In Fletcher’s second album, In Search Of The Antidote, she’s wearing a hot mess on her sleeves. The first track on the album delivers such a thesis: “You say I’m ruining my life on purpose just because I can/Maybe I am.”
Listening to her second album feels like listening to a sticky, syrupy gossip fest amongst friends. But Fletcher primed us well for that. In her first album in 2022, the singer took a page out of the playbook of a patron saint of the lesbian community: Taylor Swift. Her song, “Becky’s So Hot,” taunts and teases an ex-girlfriend who’s in a new relationship. She even uses a real name, though not of the ex, but of the ex’s new girlfriend. This set the online white sapphic community ablaze two summers ago. The second album, though certainly more polite than the last, delivers a sequel to the drama with reflection, though she’s still Fletcher, so she’s still gonna have some attitude and a sense of humor. In the second track, “Doing Better,” she addresses the scandal of 2022: “Your girlfriend never thanked me for making her go viral. Fuck it, I’m her idol. I get sad and spiral.”

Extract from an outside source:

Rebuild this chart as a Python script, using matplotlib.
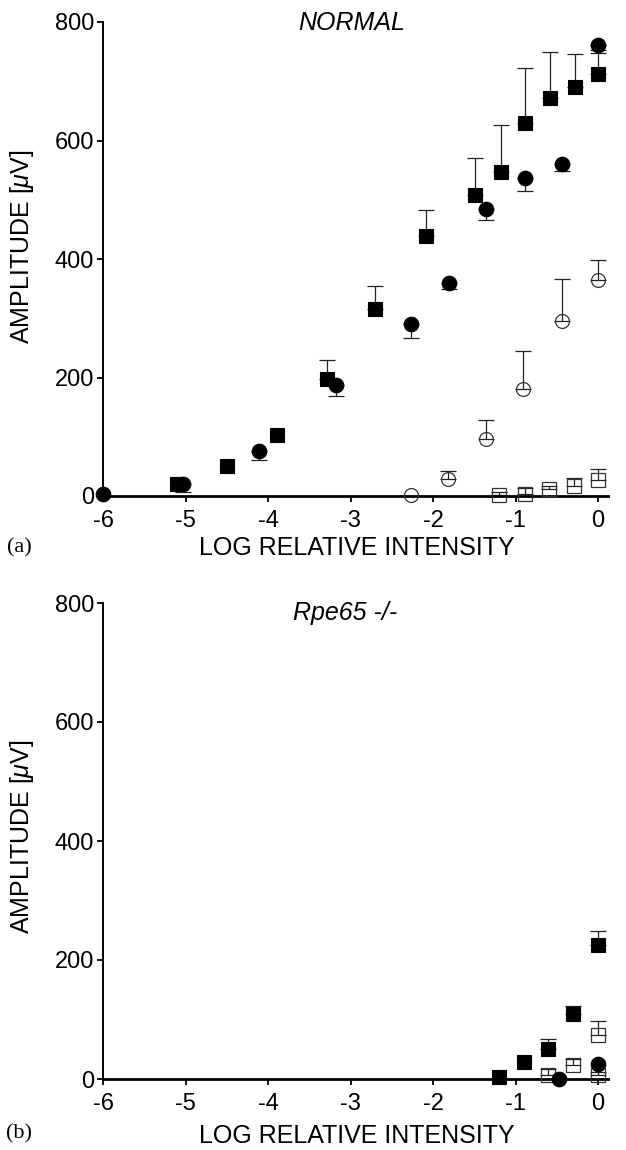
import numpy as np
import matplotlib
matplotlib.use("Agg")
import matplotlib.pyplot as plt

plt.rcParams['font.family'] = ['Liberation Sans', 'DejaVu Sans']
plt.rcParams['mathtext.fontset'] = 'custom'
plt.rcParams['mathtext.it'] = 'Liberation Sans:italic'
plt.rcParams['mathtext.rm'] = 'Liberation Sans'

# ---------------- data ----------------
x_ticks = [-6, -5, -4, -3, -2, -1, 0]
y_ticks = [0, 200, 400, 600, 800]

# (a) NORMAL
a_sq_x = [-5.10, -4.50, -3.89, -3.29, -2.70, -2.08, -1.49, -1.18, -0.88, -0.58, -0.28, 0.0]
a_sq_y = [21, 51, 103, 197, 315, 439, 508, 547, 630, 671, 690, 712]
a_sq_err = [0, 0, 0, 32, 40, 44, 63, 79, 92, 79, 56, 35]

a_ci_x = [-6.0, -5.03, -4.11, -3.18, -2.27, -1.81, -1.36, -0.89, -0.44, 0.0]
a_ci_y = [3, 20, 76, 187, 291, 359, 484, 537, 561, 762]
a_ci_err = [0, 14, 16, 19, 25, 10, 18, 23, 13, 9]

a_oc_x = [-2.27, -1.82, -1.36, -0.91, -0.44, 0.0]
a_oc_y = [1, 28, 96, 181, 295, 365]
a_oc_err = [0, 15, 33, 63, 71, 34]

a_os_x = [-1.20, -0.89, -0.59, -0.29, 0.0]
a_os_y = [1, 3, 11, 17, 27]
a_os_err = [5, 10, 6, 14, 18]

# (b) Rpe65 -/-
b_sq_x = [-1.20, -0.90, -0.61, -0.31, 0.0]
b_sq_y = [4, 29, 50, 110, 226]
b_sq_err = [0, 0, 18, 13, 22]

b_ci_x = [-0.47, 0.0]
b_ci_y = [0, 26]
b_ci_err = [0, 0]

b_os_x = [-0.61, -0.31, 0.0, 0.0]
b_os_y = [7, 23, 74, 7]
b_os_err = [10, 10, 23, 5]

# ---------------- figure ----------------
W, H = 626, 1150
fig = plt.figure(figsize=(W / 100, H / 100), dpi=100)

def px_axes(left, right, top, bottom):
    return [left / W, 1 - bottom / H, (right - left) / W, (bottom - top) / H]

ax_a = fig.add_axes(px_axes(103, 608, 22, 496))
ax_b = fig.add_axes(px_axes(103, 608, 603, 1079))

ERR_KW = dict(ecolor='#222222', elinewidth=0.9, capsize=5.5, capthick=0.9)


def draw_series(ax, x, y, err, marker, filled, direction, ms):
    x = np.asarray(x, float)
    y = np.asarray(y, float)
    err = np.asarray(err, float)
    m = err > 0
    if m.any():
        if direction == 'up':
            yerr = [np.zeros(m.sum()), err[m]]
        else:
            yerr = [err[m], np.zeros(m.sum())]
        eb = ax.errorbar(x[m], y[m], yerr=yerr, fmt='none', zorder=2, **ERR_KW)
        for art in eb.get_children():
            art.set_clip_on(False)
    if filled:
        ax.plot(x, y, linestyle='none', marker=marker, ms=ms, mfc='black',
                mec='black', mew=0.8, zorder=3, clip_on=False)
    else:
        ax.plot(x, y, linestyle='none', marker=marker, ms=ms, mfc='none',
                mec='#333333', mew=0.9, zorder=3, clip_on=False)


def style_axes(ax):
    ax.set_xlim(-6, 0.12)
    ax.set_ylim(0, 800)
    ax.set_xticks(x_ticks)
    ax.set_yticks(y_ticks)
    ax.set_xticklabels([str(t) for t in x_ticks])
    ax.set_yticklabels([str(t) for t in y_ticks])
    ax.spines['top'].set_visible(False)
    ax.spines['right'].set_visible(False)
    ax.spines['left'].set_linewidth(1.4)
    ax.spines['bottom'].set_linewidth(2.0)
    ax.tick_params(axis='both', direction='out', length=4, width=1.3,
                   labelsize=17, colors='black')
    ax.tick_params(axis='y', pad=2.5)
    ax.tick_params(axis='x', pad=6.0)
    ax.patch.set_visible(False)


# panel a
draw_series(ax_a, a_sq_x, a_sq_y, a_sq_err, 's', True, 'up', 10.3)
draw_series(ax_a, a_ci_x, a_ci_y, a_ci_err, 'o', True, 'down', 10.5)
draw_series(ax_a, a_oc_x, a_oc_y, a_oc_err, 'o', False, 'up', 10)
draw_series(ax_a, a_os_x, a_os_y, a_os_err, 's', False, 'up', 10)
style_axes(ax_a)

# panel b
draw_series(ax_b, b_sq_x, b_sq_y, b_sq_err, 's', True, 'up', 10.3)
draw_series(ax_b, b_os_x, b_os_y, b_os_err, 's', False, 'up', 10)
draw_series(ax_b, b_ci_x, b_ci_y, b_ci_err, 'o', True, 'down', 10.5)
style_axes(ax_b)

def fy(p):
    return 1 - p / H

# titles
fig.text(352 / W, fy(23), 'NORMAL', ha='center', va='center', fontsize=18, style='italic')
fig.text(345 / W, fy(613), 'Rpe65 -/-', ha='center', va='center', fontsize=18, style='italic')

# y labels
ylab = r'AMPLITUDE [$\mathit{\mu}$V]'
fig.text(22 / W, fy(247), ylab, ha='center', va='center', rotation=90, fontsize=18)
fig.text(22 / W, fy(837), ylab, ha='center', va='center', rotation=90, fontsize=18)

# x labels
fig.text(357 / W, fy(548), 'LOG RELATIVE INTENSITY', ha='center', va='center', fontsize=18)
fig.text(357 / W, fy(1136), 'LOG RELATIVE INTENSITY', ha='center', va='center', fontsize=18)

# panel letters
fig.text(19 / W, fy(548), '(a)', ha='center', va='center', fontsize=16,
         family=['Liberation Serif', 'DejaVu Serif'])
fig.text(19 / W, fy(1134), '(b)', ha='center', va='center', fontsize=16,
         family=['Liberation Serif', 'DejaVu Serif'])

fig.savefig('out.png', dpi=100)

Beyond just the narrative story of the album and Fletcher’s drama-fueled, ego-fueled love life, it’s also a fun, concise, gritty pop-rock album. The attitude she puts into the music reflects the attitude every one of us projects toward ex-lovers, and the vulnerability that follows the chest-puffing reflects our own too. Sonically, Fletcher creates an amazing sense of tension in her songs, pushing and pulling, alternating between loudness and silence, highly syllabic lines and drawn out words. It’s really clear she understands pop music as a calculus, and she understands how to color it with her personality. Her tracks are so easy to dance to because she seems to understand a dance beat is about empathizing with and predicting the desires and needs of a listener.
I also have to say, I love a short album. This one is an 11-song, 31 minute record. To me, it shows she has a knack for knowing her strengths, or at least someone in her ear who takes her seriously enough to give it to her honestly. Fletcher is really good at cutting excess. The songs feel distinct enough to all be needed, similar enough to belong together on an album.
Her song, “Eras Of Us,” feels a bit like playing to the crowd in a way that bores me just a little. Especially with the word, “eras,” front and center. The pop fan habit of calling an album cycle an “era” is totally modern. There’s nothing wistful and vintage, nor edgy and forward-thinking about it pandering to the present. What once referred to a century or an art movement or a period of geological or technological history now means the exact opposite: a phase, a season, a moment cosplaying as something bigger and more meaningful. In my youth, we did this exact same thing to the word, “literally,” and something similar to the word, “aesthetic,” and the people older than me found that annoying, so I suppose it’s my turn to find this annoying.
I saw Fletcher last fall at All Things Go, aka Lesbian Coachella, and undeniably she was cool and hot, and so were all the girls on the lawn who stood up when she came on. She’s a natural popstar, so when she puts out an album or walks onto a stage, she knows her audience and she knows how to execute. I do feel like something is missing for me. I crave hearing her experiment with sounds and production in ways that invite the listener into her process and growth. She has such a captive audience now; she doesn’t need to make pop that spoonfeeds them. They’re already listening intently. She is undeniably good at delivering her cleverness, undeniably good at flirting with the line between harshness and edge, undeniably good at managing attention, or at least seems to be. Fletcher has the capacity to crack her world wide open. We see it in her lyrics, and we see it in the way she’s setting up the rest of her career. I still want to hear it in the sound.